Going To St. Ives a powerful conversation
Posted on April 8, 2018 By Colin MacLean Entertainment, Front Slider, Theatre
Lee Blessing is an American playwright who specializes in minimalist works with small casts that encompass such universal problems as guilt, moral responsibility, personal ethics and political attitudes. If you remember his Citadel hit from a few years ago, A Walk in the Woods, he does so in a fluid, thoughtful way that renders the most complex problems theatrical, amusing and dramatically gripping.
One of his later works, a challenging two-hander, Going to St. Ives, is currently in production from Atlas Theatre at the Varscona Theatre until April 14. It is a remount from the same company (with the same cast) of a notable hit from the Fringe a couple of years back.
May N’Kame (Patricia Darbasie), a commanding presence in her colourful African robes, as she arrives for tea in the tasteful home of Dr. Cora Gage (Belinda Cornish) in St. Ives, a small village near Cambridge.
“Ah tea,” N’Kame observes acerbically. “The essential body fluid of the British.”
Dr. Cage is an ophthalmologist and the visit is ostensibly to discuss May’s upcoming eye operation.
Their meeting begins in a civilized enough manner, but it’s not long before N’Kame, a brusque, no-nonsense woman, brands her host a “liar.”
“How refreshing,” replies Dr. Gage, taken aback. The dialogue veers into the spiky as elements of the violent legacy of colonialism, the responsibility of the West to confront the butchery rampant in Africa and the moral imperative inherent in sacrificing one life to save many are served up with the crumpets.
The darker elements of the visit begin to appear like rocks in a roiling sea. May is the mother of a man described as “a monster” – the self-styled emperor of a rogue African nation. Dr. Gage has decided to ask May to help in the release of four doctors who are being held by her son for treason. The reason: They have refused to resuscitate near-death prisoners so their torture can continue. Gage brings her own emotional baggage to the discussion. She is haunted by the shooting of her seven-year-old son after she demanded that her husband drive thorough a dangerous neighbourhood to save time. The African mother has her own ulterior motive – she has grown to despise and fear the grotesque excesses of her son. She, in anguish, confesses to the love she still bears for him but describes it as “a burnt-out forest.”
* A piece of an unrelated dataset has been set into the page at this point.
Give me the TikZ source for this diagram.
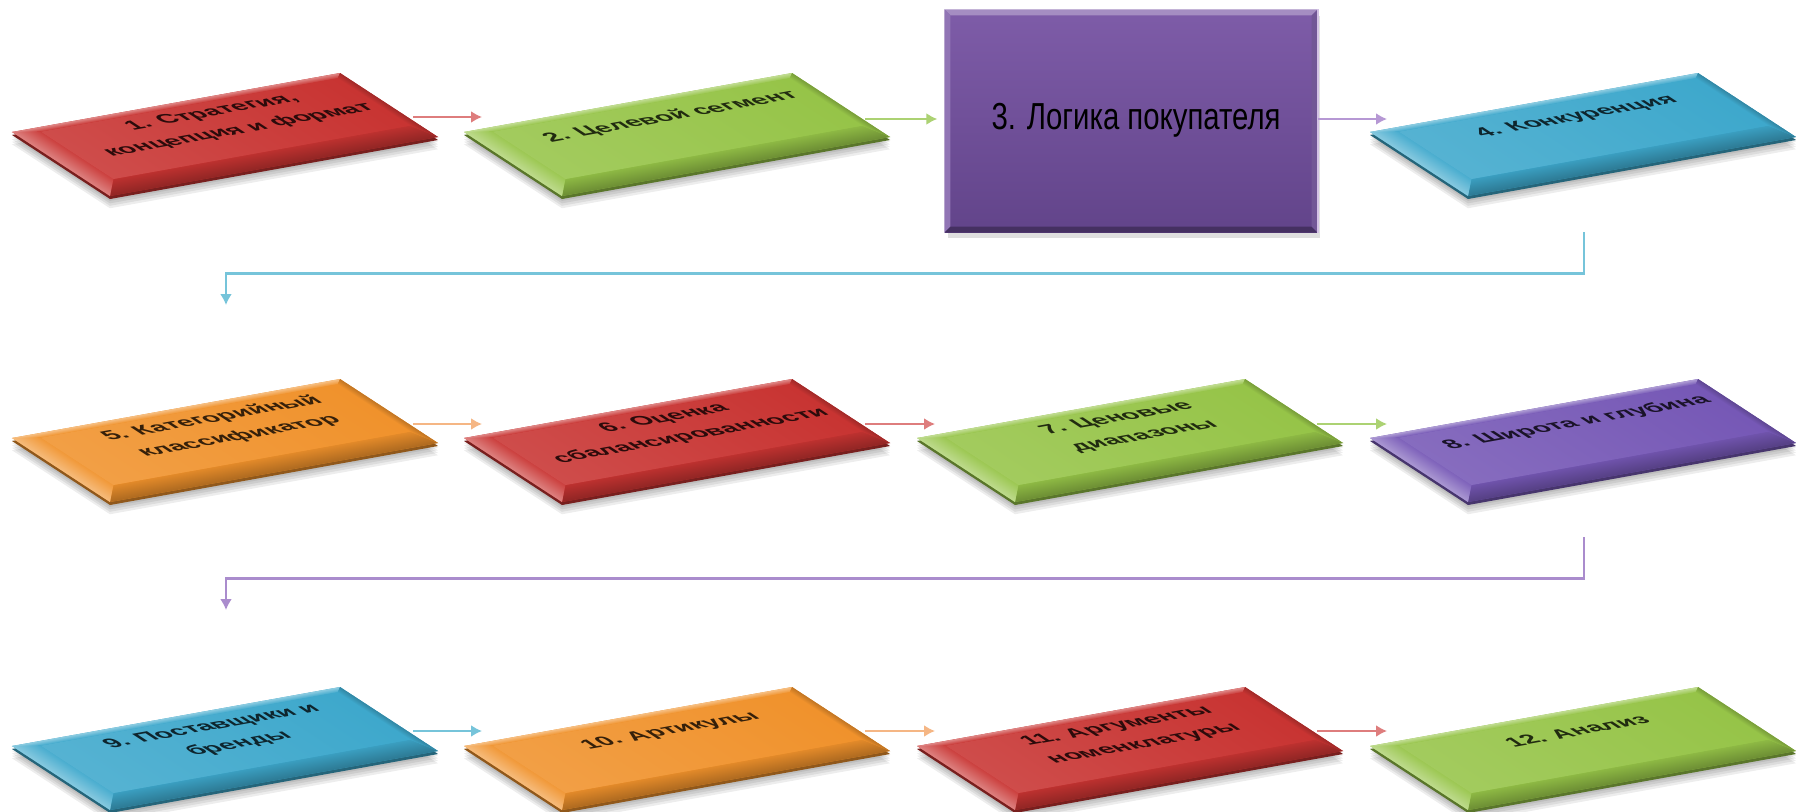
\documentclass[tikz,border=0pt]{standalone}
\usepackage{fontspec}
\setmainfont{Liberation Sans}
\usepackage{graphicx}
\usetikzlibrary{arrows.meta,shadows}

% tile colours
\definecolor{cRed}{RGB}{200,52,50}
\definecolor{cGreen}{RGB}{150,196,72}
\definecolor{cBlue}{RGB}{62,168,204}
\definecolor{cOrange}{RGB}{240,146,44}
\definecolor{cPurple}{RGB}{118,88,182}
\definecolor{vTop}{RGB}{126,92,168}
\definecolor{vBot}{RGB}{98,68,138}
% link colours
\definecolor{lRed}{RGB}{222,125,125}
\definecolor{lGreen}{RGB}{172,210,115}
\definecolor{lViolet}{RGB}{182,152,212}
\definecolor{lBlue}{RGB}{118,196,218}
\definecolor{lOrange}{RGB}{245,182,132}
\definecolor{lPurple}{RGB}{170,140,205}

\tikzset{
  link/.style={draw=#1, line width=0.6pt, -{Latex[length=1.1mm,width=1.2mm]}},
  slabtext/.style={font=\fontsize{7.4}{11.5}\selectfont\bfseries, align=center,
    inner sep=0pt, cm={0.984,0.177,-0.67,0.438,(0,0)}},
}

% bevelled slab seen in perspective
% #1 name, #2 x, #3 y of the left corner, #4 colour, #5 text, #6 depth of the text
\newcommand\slab[6]{%
  \begin{scope}[transform canvas={shift={(#2,#3)}, cm={3.28,0.59,0.98,-0.64,(0,0)}}]
    \foreach \d in {0.03,0.06,0.09,0.12,0.15}{
      \fill[black, opacity=0.07, shift={(-0.3*\d,\d)}] (0,0) rectangle (1,1);
    }
    \fill[#4!60!black, shift={(-0.011,0.037)}] (0,0) rectangle (1,1);
    \fill[#4] (0,0) rectangle (1,1);
    % back edge
    \shade[bottom color=#4!60!white, top color=#4]
      (0,0) -- (1,0) -- (0.975,0.06) -- (0.07,0.06) -- cycle;
    % front edge
    \shade[bottom color=#4!94!black, top color=#4!72!black]
      (0,1) -- (0.07,0.8) -- (0.975,0.8) -- (1,1) -- cycle;
    % left edge
    \shade[left color=#4!62!white, right color=#4!94!white]
      (0,0) -- (0.07,0.06) -- (0.07,0.8) -- (0,1) -- cycle;
    % right edge
    \shade[left color=#4, right color=#4!80!black]
      (1,0) -- (1,1) -- (0.975,0.8) -- (0.975,0.06) -- cycle;
    % top face
    \shade[left color=#4!88!white, right color=#4]
      (0.07,0.06) rectangle (0.975,0.8);
  \end{scope}
  \begin{scope}[shift={(#2,#3)}, x={(3.28cm,0.59cm)}, y={(0.98cm,-0.64cm)}]
    \node[slabtext, text=#4!22!black] (#1) at (0.55,#6) {#5};
  \end{scope}
}

\begin{document}
\begin{tikzpicture}
  \useasboundingbox (0,0) rectangle (17.96,-8.11);
  \fill[white] (0,0) rectangle (17.96,-8.11);

  % connector ports
  \coordinate (o1) at (4.13,-1.17);   \coordinate (i2) at (4.82,-1.17);
  \coordinate (o2) at (8.65,-1.19);
  \coordinate (i4) at (13.87,-1.19);
  \coordinate (o4) at (15.84,-2.32);  \coordinate (i5) at (2.26,-3.05);
  \coordinate (o5) at (4.13,-4.24);   \coordinate (i6) at (4.82,-4.24);
  \coordinate (o6) at (8.65,-4.24);   \coordinate (i7) at (9.35,-4.24);
  \coordinate (o7) at (13.17,-4.24);  \coordinate (i8) at (13.87,-4.24);
  \coordinate (o8) at (15.84,-5.37);  \coordinate (i9) at (2.26,-6.10);
  \coordinate (o9) at (4.13,-7.31);   \coordinate (i10) at (4.82,-7.31);
  \coordinate (o10) at (8.65,-7.31);  \coordinate (i11) at (9.35,-7.31);
  \coordinate (o11) at (13.17,-7.31); \coordinate (i12) at (13.87,-7.31);

  % the highlighted step
  \node[minimum width=3.72cm, minimum height=2.22cm, inner sep=0pt,
        top color=vTop, bottom color=vBot,
        drop shadow={shadow xshift=0.3mm, shadow yshift=-0.6mm, opacity=0.25}]
        (n3) at (11.31,-1.21) {};
  \fill[vTop!70!white] (n3.north west) -- (n3.north east) -- ([xshift=-0.6mm,yshift=-0.6mm]n3.north east) -- ([xshift=0.6mm,yshift=-0.6mm]n3.north west) -- cycle;
  \fill[vTop!85!white] (n3.north west) -- ([xshift=0.6mm,yshift=-0.6mm]n3.north west) -- ([xshift=0.6mm,yshift=0.6mm]n3.south west) -- (n3.south west) -- cycle;
  \fill[vBot!70!black] (n3.south west) -- ([xshift=0.6mm,yshift=0.6mm]n3.south west) -- ([xshift=-0.6mm,yshift=0.6mm]n3.south east) -- (n3.south east) -- cycle;
  \fill[vBot!90!white] (n3.north east) -- (n3.south east) -- ([xshift=-0.6mm,yshift=0.6mm]n3.south east) -- ([xshift=-0.6mm,yshift=-0.6mm]n3.north east) -- cycle;
  \draw[lViolet!60!white, line width=0.5pt] (n3.north east) -- (n3.south east);
  \node[font=\fontsize{10.7}{12}\selectfont, text=black] (t3) at (11.36,-1.2)
        {\scalebox{0.78}[1]{3. Логика покупателя}};

  % connectors
  \draw[link=lRed]    (o1) -- (i2);
  \draw[link=lGreen]  (o2) -- ([xshift=-0.7mm]n3.west |- o2);
  \draw[link=lViolet] (n3.east |- i4) -- (i4);
  \draw[link=lBlue]   (o4) -- ++(0,-0.415) -| (i5);
  \draw[link=lOrange] (o5) -- (i6);
  \draw[link=lRed]    (o6) -- (i7);
  \draw[link=lGreen]  (o7) -- (i8);
  \draw[link=lPurple] (o8) -- ++(0,-0.415) -| (i9);
  \draw[link=lBlue]   (o9) -- (i10);
  \draw[link=lOrange] (o10) -- (i11);
  \draw[link=lRed]    (o11) -- (i12);

  % steps
  \slab{n1}{0.12}{-1.32}{cRed}{1. Стратегия,\\ концепция и формат}{0.34}
  \slab{n2}{4.64}{-1.32}{cGreen}{2. Целевой сегмент}{0.27}
  \slab{n4}{13.70}{-1.32}{cBlue}{4. Конкуренция}{0.27}
  \slab{n5}{0.12}{-4.38}{cOrange}{5. Категорийный\\ классификатор}{0.34}
  \slab{n6}{4.64}{-4.38}{cRed}{6. Оценка\\ сбалансированности}{0.34}
  \slab{n7}{9.17}{-4.38}{cGreen}{7. Ценовые\\ диапазоны}{0.34}
  \slab{n8}{13.70}{-4.38}{cPurple}{8. Широта и глубина}{0.27}
  \slab{n9}{0.12}{-7.46}{cBlue}{9. Поставщики и\\ бренды}{0.34}
  \slab{n10}{4.64}{-7.46}{cOrange}{10. Артикулы}{0.27}
  \slab{n11}{9.17}{-7.46}{cRed}{11. Аргументы\\ номенклатуры}{0.34}
  \slab{n12}{13.70}{-7.46}{cGreen}{12. Анализ}{0.27}
\end{tikzpicture}
\end{document}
In Act 2, the scene shifts to Africa where tea is once again the catalyst for another meeting. The discussion deepens as the ramifications of their first encounter take on a sharper focus – this time the results are more immediate and the atmosphere is urgent and fraught with danger. The two women have been profoundly changed by their earlier meeting. Although they never become what you would call friends – they do arrive at a difficult emotional and moral bond.
Director Julian Arnold has chosen his cast well. Darbasie is a local actress who gives her character a calm, imperious demeanour of someone who might well have been elevated to high position by her maternal bond with a central African despot. She gets some of Blessing’s best writing, including a riveting monologue where she describes her son’s descent into his heart of darkness, and her feelings of complicity in his savage rule.
Before Dr. Gage impressively begins to crack and then shatter, Cornish plays the classic Englishwoman. She projects an aura of brisk authority, and her plummy accent effectively depicts upper-class reserve. Her chiseled features have a brittle crockery-like beauty. (English ceramics play a fairly important role in plot and character development.) They are superb actors, but you are never aware of it. They reach beyond the bounds of craft, even beyond Blessing’s admittedly powerful text, to locate the reality and beating hearts of two exceptional and deeply wounded women. There is compassion here – and urgency and immediacy and more than ample personal spark between them.
Obviously a sympathetic director, Arnold skillfully charts the play’s full range of emotions. They rise and fall, always moving toward a climax so powerful that it leaves one sitting in stunned silence.